Step 1. Using Proquest Newsstream, I collected all articles from The New York Times and Minneapolis Star Tribune published from May 25, 2020–June 1, 2021, using the search phrase “George Floyd” (N= 1,214).

Step 2. The data was collated by publication and publishing date and formatted into a .txt file to prepare for NLP analysis.

Step 3. The 10 most common words for the articles published within a given month were assessed using NLTK. NLTK comes with a dictionary of extremely common English words, or"stop words," such as articles and numerals. Additional stop words, such as “said” and “including” were incorporated into the analysis process. This resulted in 47 most commonly used words associated with George Floyd, also called embeddings, for the New York Times sample and 35 embeddings for the StarTribune sample. (See collected data).

Step 4. These embeddings will be used as a “way in” to analyze the data qualitatively. For example, “police” was consistently the most-used word in relation to stories about George Floyd, regardless of publication or publication date.

Initial Findings

One initial takeaway from the data at this point in the analysis is that The New York Times frequently used words "Trump," "president," and "law" in stories about George Floyd. Contrastingly, the Star Tribune used words such as "Chauvin," "trial," and "justice." This seems to indicate that as a national paper, the New York Times was more concerned with public sentiment around the murder of George Floyd and its effects on the upcoming 2020 election and its candidates, as well as potential implications for federal law. The Star Tribune, on the other hand, was more concerned about justice for the community by way of Chauvin's trial.

Another important initial finding is the difference between use of the word "death" versus "murder" in relation to George Floyd. While "death" was within the top three words for both publications, only the Star Tribune begins using "murder" within its most frequent embeddings in relation to articles about Floyd. This has important implications for journalism norms. Murder is only a term used in professional journalism once someone has been convicted. It's an important shielding practice in order to avoid potential litigation for slander. However, video evidence and public outcry for justice from the Minneapolis and Black communities seem to have influenced the Star Tribune to begin using "murder" nearly as frequently as "death" even before Chauvin was convicted in April 2021.

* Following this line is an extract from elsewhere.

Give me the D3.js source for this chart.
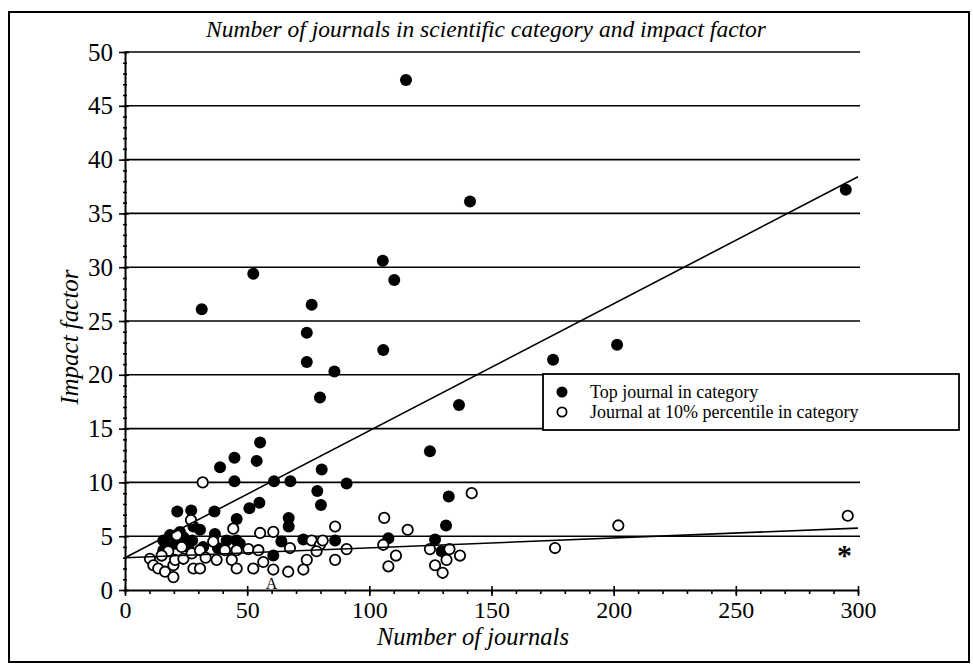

The next step will be to more deeply examine the qualitative data to understand how these words play into the larger narrative conveyed about the “news event” we refer to as the murder of George Floyd.

Future Research

The next step in this process would be to examine the word embeddings (or words most associated with Floyd's name) using Gensim. Because this part of the process takes a little time to train the Word2Vec algorithm, this step in the process will be complete at a later date.

Now with the quantitative portion of the data collected, further research can be conducted with the qualitative narratives collected in the sample. Some points of interest based on the collected data include: the use of "death" versus "murder", and the Star Tribune's focus on Chauvin's trial versus The New York Time's focus on the implications for the 2020 presidential election. Additionally, larger samples can be collected in order to examine larger national trends. And finally, future research will aim to look at other news events such as natural disasters, mass shootings, or pandemics.

References

Fulton, H. (2005). Narrative and Media. University of New York Press.

Graef, J. (2019). Using narrative analysis to explore print news media stories of violent crime. In Sage Research Methods Cases Part 2.SAGE Publications, Ltd. https://doi.org/10.4135/9781526473233

Souto-Manning, M. (2014). Critical narrative analysis: The interplay of critical discourse and narrative analysis. International Journal of Qualitative Studies in Education, 27(2), 159–180. https://doi.org/10.1080/09518398.2012.737046

Suroweicki, J. (2004). The Wisdom of Crowds: Why the Many Are Smarter than the Few and How Collective Wisdom Shapes Business, Economies, Societies and Nations. Anchor Books.